Jobs understood technology and what it could do, and he also understood users and their deepest desires. And while everyone else was living in the present, he had uncanny insight into how market forces and social trends were changing the world around him. That vision made Jobs, and Apple, virtually future-proof.

There was only one Steve Jobs and we can't all be him. But we can all learn to read the signals around us and position our companies and careers to flourish as technological and market trends shake up the industries and the world around us.

To get started, ask yourself these questions:

1. What's frustrating my customers?

Jobs saw earlier than anyone else what most frustrates casual users about technology--its complexity. He drove the engineers at Apple nuts with his relentless insistence that the company's products be completely simple and intuitive, but that insistence paid off handsomely in time.

You had better know what's frustrating your customers too, because if you don't, someone else will come along and steal them away by removing those frustrations. Ideally, you or your staff is in constant touch with your customers so you know exactly how happy or unhappy they are and exactly what would make them happier. And if there's any way in the world it can be done, you're going to give it to them.

2. What do my customers want, but they don't know it yet?

This ability to foresee what people will want may have been the biggest secret of Jobs's success. Admittedly, it's not easy to do, and Jobs appeared to go by instinct alone. But there are ways to move in the right direction.

Begin with the answer to question 1. Knowing what frustrates people will help you know what sorts of features or products would remove those frustrations and make them love you more.
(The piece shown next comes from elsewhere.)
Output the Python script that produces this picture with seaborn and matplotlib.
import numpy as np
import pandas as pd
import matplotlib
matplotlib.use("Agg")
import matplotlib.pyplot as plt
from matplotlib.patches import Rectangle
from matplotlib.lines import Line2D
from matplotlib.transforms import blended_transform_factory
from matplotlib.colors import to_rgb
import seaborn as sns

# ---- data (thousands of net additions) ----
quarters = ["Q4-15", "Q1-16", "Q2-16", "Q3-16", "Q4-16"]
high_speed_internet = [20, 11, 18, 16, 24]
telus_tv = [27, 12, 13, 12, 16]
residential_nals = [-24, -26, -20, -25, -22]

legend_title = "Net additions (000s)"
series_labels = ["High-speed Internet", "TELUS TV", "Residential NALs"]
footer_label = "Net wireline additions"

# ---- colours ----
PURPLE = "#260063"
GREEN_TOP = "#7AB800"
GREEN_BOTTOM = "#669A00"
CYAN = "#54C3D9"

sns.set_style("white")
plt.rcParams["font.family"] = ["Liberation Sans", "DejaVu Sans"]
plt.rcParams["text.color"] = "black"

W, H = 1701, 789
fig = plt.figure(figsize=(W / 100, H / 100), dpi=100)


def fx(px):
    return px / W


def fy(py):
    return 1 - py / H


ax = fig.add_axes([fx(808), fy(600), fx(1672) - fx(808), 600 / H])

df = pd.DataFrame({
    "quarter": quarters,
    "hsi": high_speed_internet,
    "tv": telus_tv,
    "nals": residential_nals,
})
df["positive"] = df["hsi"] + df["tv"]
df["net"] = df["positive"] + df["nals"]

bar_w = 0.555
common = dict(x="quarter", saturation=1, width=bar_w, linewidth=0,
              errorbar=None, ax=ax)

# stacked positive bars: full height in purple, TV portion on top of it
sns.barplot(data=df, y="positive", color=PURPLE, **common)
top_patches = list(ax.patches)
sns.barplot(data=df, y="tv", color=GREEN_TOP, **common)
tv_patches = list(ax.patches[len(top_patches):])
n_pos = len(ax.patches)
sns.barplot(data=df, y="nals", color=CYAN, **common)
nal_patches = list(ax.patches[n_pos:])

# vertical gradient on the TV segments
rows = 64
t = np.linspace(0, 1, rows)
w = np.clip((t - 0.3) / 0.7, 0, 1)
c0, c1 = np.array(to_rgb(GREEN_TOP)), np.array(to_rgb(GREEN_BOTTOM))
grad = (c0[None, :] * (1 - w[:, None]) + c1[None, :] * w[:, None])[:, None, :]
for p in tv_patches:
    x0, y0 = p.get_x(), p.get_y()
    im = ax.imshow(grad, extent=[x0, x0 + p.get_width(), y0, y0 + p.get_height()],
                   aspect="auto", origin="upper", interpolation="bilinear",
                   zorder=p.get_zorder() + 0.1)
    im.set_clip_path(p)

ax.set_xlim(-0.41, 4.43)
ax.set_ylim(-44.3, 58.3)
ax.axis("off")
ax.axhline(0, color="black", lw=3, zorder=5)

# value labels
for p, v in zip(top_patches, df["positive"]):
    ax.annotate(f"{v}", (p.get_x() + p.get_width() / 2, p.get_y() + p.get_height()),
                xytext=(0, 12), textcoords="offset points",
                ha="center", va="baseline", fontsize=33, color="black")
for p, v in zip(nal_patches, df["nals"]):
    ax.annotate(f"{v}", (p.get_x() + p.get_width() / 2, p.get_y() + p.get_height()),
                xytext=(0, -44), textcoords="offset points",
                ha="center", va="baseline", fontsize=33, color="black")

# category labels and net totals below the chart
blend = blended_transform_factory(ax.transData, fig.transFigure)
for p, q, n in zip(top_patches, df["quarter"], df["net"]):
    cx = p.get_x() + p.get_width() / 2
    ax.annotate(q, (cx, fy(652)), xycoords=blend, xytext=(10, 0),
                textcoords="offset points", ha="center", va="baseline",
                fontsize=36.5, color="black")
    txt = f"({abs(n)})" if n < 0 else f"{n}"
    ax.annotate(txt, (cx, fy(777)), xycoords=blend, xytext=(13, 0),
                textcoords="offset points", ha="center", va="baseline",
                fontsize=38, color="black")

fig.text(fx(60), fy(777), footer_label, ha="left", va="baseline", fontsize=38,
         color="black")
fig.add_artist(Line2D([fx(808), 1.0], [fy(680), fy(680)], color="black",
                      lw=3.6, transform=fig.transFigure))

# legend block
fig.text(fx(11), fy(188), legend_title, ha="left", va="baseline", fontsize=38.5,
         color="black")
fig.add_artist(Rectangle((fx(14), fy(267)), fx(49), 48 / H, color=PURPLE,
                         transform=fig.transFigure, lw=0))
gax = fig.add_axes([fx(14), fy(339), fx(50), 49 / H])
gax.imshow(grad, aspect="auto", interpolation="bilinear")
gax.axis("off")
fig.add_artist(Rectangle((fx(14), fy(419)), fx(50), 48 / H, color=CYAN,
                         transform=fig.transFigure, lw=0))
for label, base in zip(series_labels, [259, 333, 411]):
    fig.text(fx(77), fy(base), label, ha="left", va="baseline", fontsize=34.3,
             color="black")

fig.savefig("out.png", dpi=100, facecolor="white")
Next, dream about the products or features you wish you could have, and ask your friends what they dream of too. And if you're still coming up dry, try watching some science fiction. From mobile flip phones to computer tablets, many products made their first appearance in programs like Star Trek, inspiring later product developers to actually create them.
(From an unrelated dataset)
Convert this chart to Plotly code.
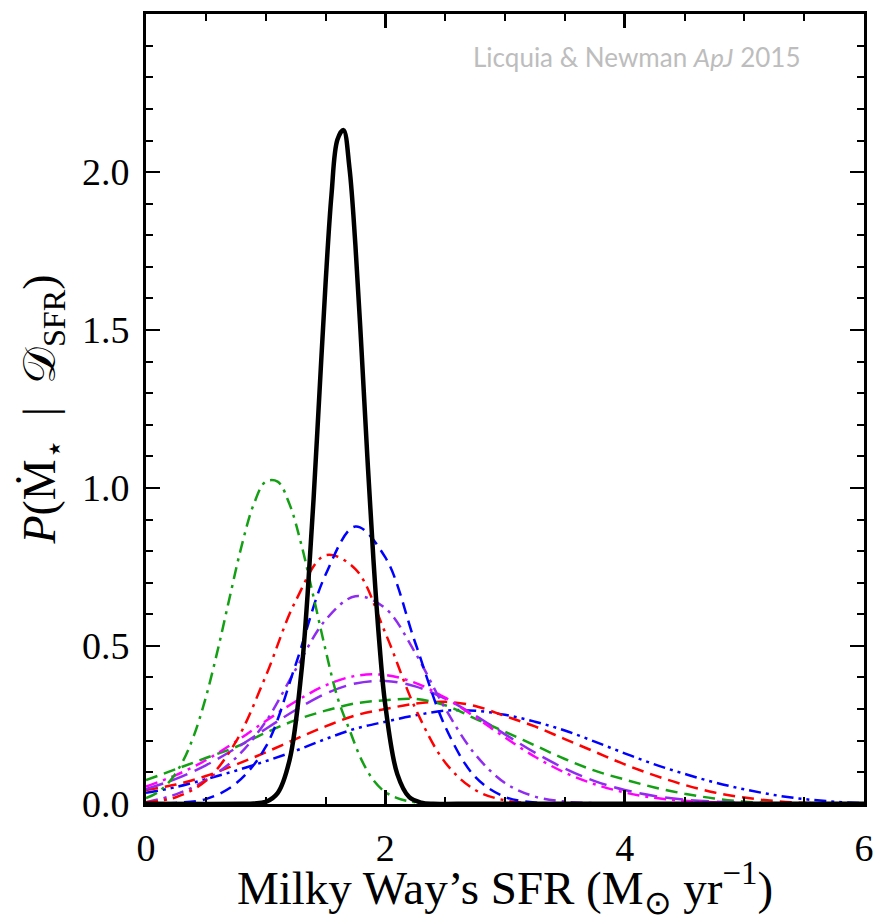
import plotly.graph_objects as go

# ---- data ----
x_broad = [0.0, 0.25, 0.5, 0.75, 1.0, 1.25, 1.5, 1.75, 2.0, 2.25, 2.5, 2.75, 3.0,
           3.25, 3.5, 3.75, 4.0, 4.25, 4.5, 4.75, 5.0, 5.25, 5.5, 5.75, 6.0]

blue_dashed = [0.0, 0.003, 0.015, 0.064, 0.18, 0.44, 0.725, 0.878, 0.78, 0.51, 0.245, 0.086, 0.022,
               0.004, 0.0, 0.0, 0.0, 0.0, 0.0, 0.0, 0.0, 0.0, 0.0, 0.0, 0.0]
red_dashdot = [0.005, 0.021, 0.073, 0.196, 0.404, 0.642, 0.787, 0.743, 0.541, 0.303, 0.131, 0.044, 0.011,
               0.002, 0.0, 0.0, 0.0, 0.0, 0.0, 0.0, 0.0, 0.0, 0.0, 0.0, 0.0]
purple_dashdot = [0.005, 0.03, 0.075, 0.145, 0.26, 0.425, 0.582, 0.657, 0.619, 0.478, 0.302, 0.157, 0.066,
                  0.023, 0.007, 0.002, 0.0, 0.0, 0.0, 0.0, 0.0, 0.0, 0.0, 0.0, 0.0]
magenta_dashdot = [0.055, 0.091, 0.138, 0.197, 0.262, 0.324, 0.375, 0.405, 0.408, 0.383, 0.336, 0.275, 0.210,
                   0.149, 0.099, 0.062, 0.036, 0.019, 0.010, 0.005, 0.002, 0.001, 0.0, 0.0, 0.0]
purple_longdash = [0.047, 0.079, 0.122, 0.176, 0.237, 0.297, 0.349, 0.381, 0.389, 0.372, 0.333, 0.280, 0.220,
                   0.162, 0.112, 0.072, 0.044, 0.025, 0.013, 0.007, 0.003, 0.001, 0.0, 0.0, 0.0]
green_dashed = [0.075, 0.11, 0.145, 0.18, 0.225, 0.265, 0.295, 0.318, 0.328, 0.332, 0.312, 0.27, 0.228,
                0.185, 0.142, 0.105, 0.077, 0.052, 0.032, 0.017, 0.007, 0.002, 0.0, 0.0, 0.0]
red_dashed = [0.044, 0.061, 0.088, 0.124, 0.163, 0.205, 0.245, 0.28, 0.30, 0.317, 0.323, 0.31, 0.278,
              0.245, 0.205, 0.165, 0.125, 0.09, 0.06, 0.036, 0.02, 0.009, 0.003, 0.001, 0.0]
blue_dashdotdot = [0.035, 0.053, 0.078, 0.105, 0.135, 0.168, 0.205, 0.238, 0.26, 0.28, 0.295, 0.295, 0.282,
                   0.26, 0.232, 0.197, 0.16, 0.125, 0.095, 0.068, 0.046, 0.028, 0.015, 0.007, 0.002]

x_green = [0.0, 0.1, 0.2, 0.3, 0.4, 0.5, 0.6, 0.7, 0.8, 0.9, 1.0, 1.1, 1.2, 1.3, 1.4, 1.5,
           1.6, 1.7, 1.8, 1.9, 2.0, 2.1, 2.2, 2.3, 2.4, 6.0]
green_dashdot = [0.018, 0.037, 0.072, 0.129, 0.216, 0.337, 0.488, 0.655, 0.818, 0.948, 1.02, 1.02, 0.948,
                 0.818, 0.655, 0.488, 0.337, 0.235, 0.14, 0.075, 0.037, 0.018, 0.008, 0.003, 0.001, 0.0]

x_black = [0.0, 0.8, 0.9, 1.0, 1.1, 1.2, 1.3, 1.35, 1.4, 1.45, 1.5, 1.55, 1.6, 1.65, 1.7, 1.75,
           1.8, 1.85, 1.9, 1.95, 2.0, 2.1, 2.2, 2.3, 2.4, 2.6, 6.0]
black_combined = [0.0, 0.0, 0.001, 0.006, 0.034, 0.139, 0.423, 0.661, 0.963, 1.305, 1.644, 1.928, 2.103,
                  2.133, 2.014, 1.768, 1.444, 1.097, 0.776, 0.510, 0.312, 0.094, 0.021, 0.004, 0.0, 0.0, 0.0]

x_tick_vals = [0, 2, 4, 6]
y_tick_vals = [0.0, 0.5, 1.0, 1.5, 2.0, 2.5]

GREEN = "#14a014"
RED = "#ff0000"
BLUE = "#0000ff"
PURPLE = "#8f2cf0"
MAGENTA = "#ff00ff"

DASH = "12px,7px"
DASHDOT = "12px,6px,3px,6px"
DASHDOTDOT = "12px,5px,3px,5px,3px,5px"
LONGDASH = "18px,8px"

series = [
    (x_broad, blue_dashdotdot, BLUE, DASHDOTDOT),
    (x_broad, red_dashed, RED, DASH),
    (x_broad, green_dashed, GREEN, DASH),
    (x_broad, purple_longdash, PURPLE, LONGDASH),
    (x_broad, magenta_dashdot, MAGENTA, DASHDOT),
    (x_broad, purple_dashdot, PURPLE, DASHDOT),
    (x_broad, red_dashdot, RED, DASHDOT),
    (x_broad, blue_dashed, BLUE, DASH),
    (x_green, green_dashdot, GREEN, DASHDOT),
]

fig = go.Figure()
for xs, ys, col, dash in series:
    fig.add_trace(go.Scatter(x=xs, y=ys, mode="lines",
                             line=dict(color=col, width=2.5, dash=dash, shape="spline"),
                             hoverinfo="skip"))
fig.add_trace(go.Scatter(x=x_black, y=black_combined, mode="lines",
                         line=dict(color="black", width=4.5, shape="spline"), hoverinfo="skip"))

serif = "Liberation Serif"
axis_common = dict(showline=True, linewidth=3, linecolor="black", mirror="ticks",
                   ticks="inside", ticklen=14, tickwidth=2.5, tickcolor="black",
                   showgrid=False, zeroline=False, automargin=False,
                   tickfont=dict(family=serif, size=38, color="black"))

fig.update_xaxes(range=[0, 6], tickvals=x_tick_vals, ticktext=[str(v) for v in x_tick_vals],
                 minor=dict(dtick=0.5, ticks="inside", ticklen=7, tickwidth=2, tickcolor="black", showgrid=False),
                 title=dict(text="Milky Way’s SFR (M<sub>⊙</sub> yr<sup>−1</sup>)",
                            font=dict(family=serif, size=47, color="black"), standoff=1),
                 ticklabelstandoff=8,
                 **axis_common)
fig.update_yaxes(range=[-0.0005, 2.5005], tickvals=y_tick_vals, tickformat=".1f",
                 minor=dict(dtick=0.1, ticks="inside", ticklen=7, tickwidth=2, tickcolor="black", showgrid=False),
                 title=dict(text="<i>P</i>(Ṁ<sub>⋆</sub>\u2002|\u2002𝒟<sub>SFR</sub>)",
                            font=dict(family=serif, size=46, color="black"), standoff=12),
                 ticklabelstandoff=6,
                 **axis_common)

fig.add_annotation(text="Licquia &amp; Newman <i>ApJ</i> 2015", xref="paper", yref="paper",
                   x=0.9136, y=0.9456, xanchor="right", yanchor="middle", showarrow=False,
                   font=dict(family="Lato", size=26, color="#bdbdbd"))

fig.update_layout(width=876, height=921, margin=dict(l=146, r=12, t=14, b=117),
                  plot_bgcolor="white", paper_bgcolor="white", showlegend=False)

# remove the page's default body margin so the figure fills the window exactly
fig.write_html("out.html", config={"displayModeBar": False, "staticPlot": True},
               post_script="document.body.style.margin='0px';document.body.style.overflow='hidden';")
3. How can new technology affect or improve my product?

Although Jobs's biggest talent was for product design rather than engineering, he was very quick to see how technological innovations could improve existing products or help create new ones. From pinch and zoom touchscreens to retina displays, Apple has a history of using the latest technology to create a better user experience. Competitors are often left scrambling to catch up.

There's a lesson here for every entrepreneur. Frequently reassess your product or service to see how technology could make it better, deliver it more seamlessly, or improve your customers' experience. Because if you don't, someone else will.

4. How should I respond to coming market trends?

One of Apple's most forward-thinking moves was its decision to create the first app store for its mobile devices. Ironically, it was a decision that Jobs forcefully resisted at first, insisting that third-party developers who wanted to create apps for the iPhone and other iOS devices should design Web-based apps that would run within the iOS browser. That approach soon proved unpopular with developers, and Jobs, to his credit, quickly reversed course.

It was a smart move, because it let Apple take advantage of growing interest in disintermediation--the removal of traditional middlemen, such as retailers, from the buying and selling equation. Aspiring App Store sellers go through a product review mainly for security purposes, but once they pass they can use the App Store like a marketplace, setting their own prices and communicating directly with customers. Apple's strong relationship with the app developer community remains an important asset today, even as Android phones have come to outnumber iPhones and the number of apps available on the Google Play Store has ballooned.

What market trends do you see on the horizon that could give you a similar competitive advantage?